◆ **Raw data**
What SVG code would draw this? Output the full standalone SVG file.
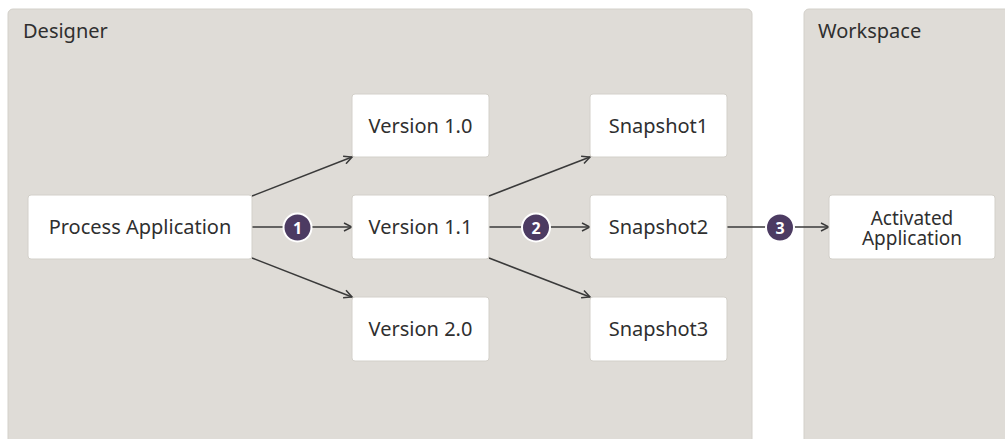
--
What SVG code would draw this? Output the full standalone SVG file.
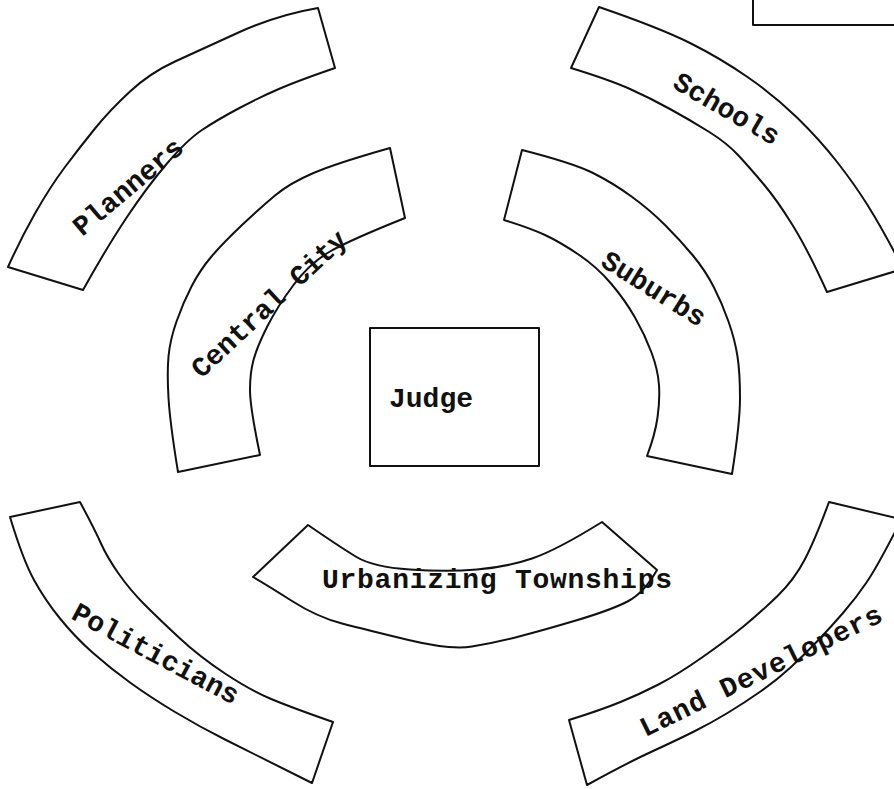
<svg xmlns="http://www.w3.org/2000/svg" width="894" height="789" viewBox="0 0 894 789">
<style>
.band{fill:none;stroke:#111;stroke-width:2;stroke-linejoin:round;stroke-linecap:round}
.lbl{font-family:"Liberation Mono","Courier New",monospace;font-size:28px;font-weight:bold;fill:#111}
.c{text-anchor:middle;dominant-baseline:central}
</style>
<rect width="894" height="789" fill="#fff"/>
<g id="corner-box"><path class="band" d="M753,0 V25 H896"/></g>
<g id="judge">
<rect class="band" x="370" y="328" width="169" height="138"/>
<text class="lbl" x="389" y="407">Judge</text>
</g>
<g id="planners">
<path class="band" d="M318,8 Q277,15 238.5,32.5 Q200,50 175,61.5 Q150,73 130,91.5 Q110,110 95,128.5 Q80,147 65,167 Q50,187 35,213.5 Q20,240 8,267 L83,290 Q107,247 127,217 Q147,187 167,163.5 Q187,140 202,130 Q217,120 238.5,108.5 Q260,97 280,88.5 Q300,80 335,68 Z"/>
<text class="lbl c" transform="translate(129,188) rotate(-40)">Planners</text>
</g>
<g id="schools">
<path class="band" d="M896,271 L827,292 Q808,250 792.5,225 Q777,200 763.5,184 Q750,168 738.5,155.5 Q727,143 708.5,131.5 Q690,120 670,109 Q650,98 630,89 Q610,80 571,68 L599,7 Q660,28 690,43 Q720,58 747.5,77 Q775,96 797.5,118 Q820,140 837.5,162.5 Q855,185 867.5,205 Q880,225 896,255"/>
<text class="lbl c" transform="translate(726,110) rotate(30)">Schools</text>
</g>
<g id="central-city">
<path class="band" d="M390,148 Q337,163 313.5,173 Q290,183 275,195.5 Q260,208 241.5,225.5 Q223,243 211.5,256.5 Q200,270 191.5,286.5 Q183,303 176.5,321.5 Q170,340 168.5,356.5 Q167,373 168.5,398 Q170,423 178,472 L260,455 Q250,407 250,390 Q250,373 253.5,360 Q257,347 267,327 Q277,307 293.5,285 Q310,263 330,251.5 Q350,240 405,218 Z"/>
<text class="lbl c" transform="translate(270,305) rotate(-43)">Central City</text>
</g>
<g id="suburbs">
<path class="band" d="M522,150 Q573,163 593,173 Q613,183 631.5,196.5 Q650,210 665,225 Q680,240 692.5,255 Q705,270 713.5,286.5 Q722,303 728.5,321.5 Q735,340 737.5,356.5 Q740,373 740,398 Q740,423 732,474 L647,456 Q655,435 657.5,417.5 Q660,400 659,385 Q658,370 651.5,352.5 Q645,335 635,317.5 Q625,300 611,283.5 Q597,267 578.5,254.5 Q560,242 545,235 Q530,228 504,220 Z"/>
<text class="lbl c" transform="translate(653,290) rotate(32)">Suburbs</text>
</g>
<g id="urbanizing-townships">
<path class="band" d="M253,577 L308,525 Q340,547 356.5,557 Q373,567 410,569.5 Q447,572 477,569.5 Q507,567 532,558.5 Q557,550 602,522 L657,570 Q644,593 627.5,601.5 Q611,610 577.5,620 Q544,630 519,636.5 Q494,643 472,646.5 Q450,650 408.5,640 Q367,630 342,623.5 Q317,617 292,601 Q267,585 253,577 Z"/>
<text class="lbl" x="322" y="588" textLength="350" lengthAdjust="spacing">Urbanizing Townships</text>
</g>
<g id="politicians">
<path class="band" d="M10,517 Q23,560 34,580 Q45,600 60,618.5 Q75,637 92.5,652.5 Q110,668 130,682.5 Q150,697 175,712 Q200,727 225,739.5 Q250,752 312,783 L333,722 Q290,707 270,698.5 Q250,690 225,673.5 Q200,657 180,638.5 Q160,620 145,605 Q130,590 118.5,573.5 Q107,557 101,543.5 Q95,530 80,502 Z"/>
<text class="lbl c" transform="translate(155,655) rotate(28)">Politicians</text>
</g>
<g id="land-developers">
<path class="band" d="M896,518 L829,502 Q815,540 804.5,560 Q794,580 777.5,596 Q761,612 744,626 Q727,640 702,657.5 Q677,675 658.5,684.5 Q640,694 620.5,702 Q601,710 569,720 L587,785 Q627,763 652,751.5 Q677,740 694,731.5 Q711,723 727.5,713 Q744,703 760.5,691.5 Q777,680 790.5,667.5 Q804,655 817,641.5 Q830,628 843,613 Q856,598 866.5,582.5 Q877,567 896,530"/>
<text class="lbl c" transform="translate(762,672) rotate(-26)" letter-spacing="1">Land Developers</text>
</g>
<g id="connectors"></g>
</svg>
* * *
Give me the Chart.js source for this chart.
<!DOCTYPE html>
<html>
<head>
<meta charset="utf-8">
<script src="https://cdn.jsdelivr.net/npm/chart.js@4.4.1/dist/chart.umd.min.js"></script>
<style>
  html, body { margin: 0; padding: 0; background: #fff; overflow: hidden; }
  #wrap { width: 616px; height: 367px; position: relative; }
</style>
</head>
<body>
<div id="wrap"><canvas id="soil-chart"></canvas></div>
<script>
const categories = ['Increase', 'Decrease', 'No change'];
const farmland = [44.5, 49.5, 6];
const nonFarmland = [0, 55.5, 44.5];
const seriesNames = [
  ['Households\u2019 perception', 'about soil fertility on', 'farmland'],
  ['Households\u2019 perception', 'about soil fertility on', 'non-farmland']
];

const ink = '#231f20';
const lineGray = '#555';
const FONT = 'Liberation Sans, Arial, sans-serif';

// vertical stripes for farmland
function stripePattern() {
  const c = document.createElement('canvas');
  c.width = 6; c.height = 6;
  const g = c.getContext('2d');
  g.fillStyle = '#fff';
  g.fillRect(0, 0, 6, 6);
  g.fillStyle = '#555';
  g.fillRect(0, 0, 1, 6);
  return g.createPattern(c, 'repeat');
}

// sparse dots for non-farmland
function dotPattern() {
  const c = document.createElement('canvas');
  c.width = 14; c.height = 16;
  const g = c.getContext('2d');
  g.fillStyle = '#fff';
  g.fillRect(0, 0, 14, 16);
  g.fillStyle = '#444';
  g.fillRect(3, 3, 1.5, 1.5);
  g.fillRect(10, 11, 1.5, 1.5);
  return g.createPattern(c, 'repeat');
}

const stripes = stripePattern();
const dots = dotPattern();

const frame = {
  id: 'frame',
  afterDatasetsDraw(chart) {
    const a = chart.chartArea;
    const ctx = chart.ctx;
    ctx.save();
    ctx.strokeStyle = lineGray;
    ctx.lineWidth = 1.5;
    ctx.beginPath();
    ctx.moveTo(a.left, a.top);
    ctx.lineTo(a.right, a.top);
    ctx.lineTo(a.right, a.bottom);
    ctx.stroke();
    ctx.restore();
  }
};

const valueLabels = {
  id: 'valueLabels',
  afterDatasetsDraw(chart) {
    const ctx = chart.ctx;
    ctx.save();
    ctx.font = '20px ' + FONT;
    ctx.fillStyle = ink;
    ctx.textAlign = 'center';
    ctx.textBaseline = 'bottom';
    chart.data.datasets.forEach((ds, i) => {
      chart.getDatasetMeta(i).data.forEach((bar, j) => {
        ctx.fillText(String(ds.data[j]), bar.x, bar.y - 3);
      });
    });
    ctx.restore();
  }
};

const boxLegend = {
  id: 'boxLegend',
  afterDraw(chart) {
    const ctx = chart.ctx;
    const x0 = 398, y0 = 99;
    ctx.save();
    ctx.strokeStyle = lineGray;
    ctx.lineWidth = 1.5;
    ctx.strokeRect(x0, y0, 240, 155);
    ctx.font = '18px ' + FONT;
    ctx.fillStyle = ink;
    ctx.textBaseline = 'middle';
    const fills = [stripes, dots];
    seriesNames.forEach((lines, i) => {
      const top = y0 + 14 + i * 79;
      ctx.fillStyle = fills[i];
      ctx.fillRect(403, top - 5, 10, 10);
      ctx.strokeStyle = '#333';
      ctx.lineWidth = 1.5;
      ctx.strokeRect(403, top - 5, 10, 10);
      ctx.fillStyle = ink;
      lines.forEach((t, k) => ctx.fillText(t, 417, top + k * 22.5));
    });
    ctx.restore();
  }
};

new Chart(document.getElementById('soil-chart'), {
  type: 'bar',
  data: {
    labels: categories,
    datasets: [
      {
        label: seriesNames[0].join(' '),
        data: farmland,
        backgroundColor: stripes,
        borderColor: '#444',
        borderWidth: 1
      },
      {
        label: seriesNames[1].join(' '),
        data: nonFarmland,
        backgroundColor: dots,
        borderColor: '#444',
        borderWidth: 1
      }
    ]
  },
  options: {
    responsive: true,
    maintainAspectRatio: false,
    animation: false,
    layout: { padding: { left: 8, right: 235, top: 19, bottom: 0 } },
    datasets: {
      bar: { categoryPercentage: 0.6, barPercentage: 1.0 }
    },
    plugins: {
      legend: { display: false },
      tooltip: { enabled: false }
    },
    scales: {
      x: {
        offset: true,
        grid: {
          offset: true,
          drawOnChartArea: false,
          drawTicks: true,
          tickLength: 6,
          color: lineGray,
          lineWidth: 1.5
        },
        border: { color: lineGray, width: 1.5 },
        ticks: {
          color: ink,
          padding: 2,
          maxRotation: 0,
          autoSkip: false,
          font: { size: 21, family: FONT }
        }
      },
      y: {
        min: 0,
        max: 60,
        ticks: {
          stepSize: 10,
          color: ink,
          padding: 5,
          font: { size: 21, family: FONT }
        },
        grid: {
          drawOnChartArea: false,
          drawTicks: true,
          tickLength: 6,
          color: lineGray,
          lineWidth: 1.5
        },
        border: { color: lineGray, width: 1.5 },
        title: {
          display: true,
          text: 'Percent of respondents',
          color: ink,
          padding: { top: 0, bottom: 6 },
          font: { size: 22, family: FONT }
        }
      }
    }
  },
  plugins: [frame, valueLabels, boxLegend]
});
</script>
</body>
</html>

◆ **Stated exercise**
Print, from the entries above, the line with "Give me the Chart.js source for this chart.", the line with "const FONT = 'Liberation" and all lines between them, exactly and with nothing else.

◆ **Exercise answer**
Give me the Chart.js source for this chart.
<!DOCTYPE html>
<html>
<head>
<meta charset="utf-8">
<script src="https://cdn.jsdelivr.net/npm/chart.js@4.4.1/dist/chart.umd.min.js"></script>
<style>
  html, body { margin: 0; padding: 0; background: #fff; overflow: hidden; }
  #wrap { width: 616px; height: 367px; position: relative; }
</style>
</head>
<body>
<div id="wrap"><canvas id="soil-chart"></canvas></div>
<script>
const categories = ['Increase', 'Decrease', 'No change'];
const farmland = [44.5, 49.5, 6];
const nonFarmland = [0, 55.5, 44.5];
const seriesNames = [
  ['Households\u2019 perception', 'about soil fertility on', 'farmland'],
  ['Households\u2019 perception', 'about soil fertility on', 'non-farmland']
];

const ink = '#231f20';
const lineGray = '#555';
const FONT = 'Liberation Sans, Arial, sans-serif';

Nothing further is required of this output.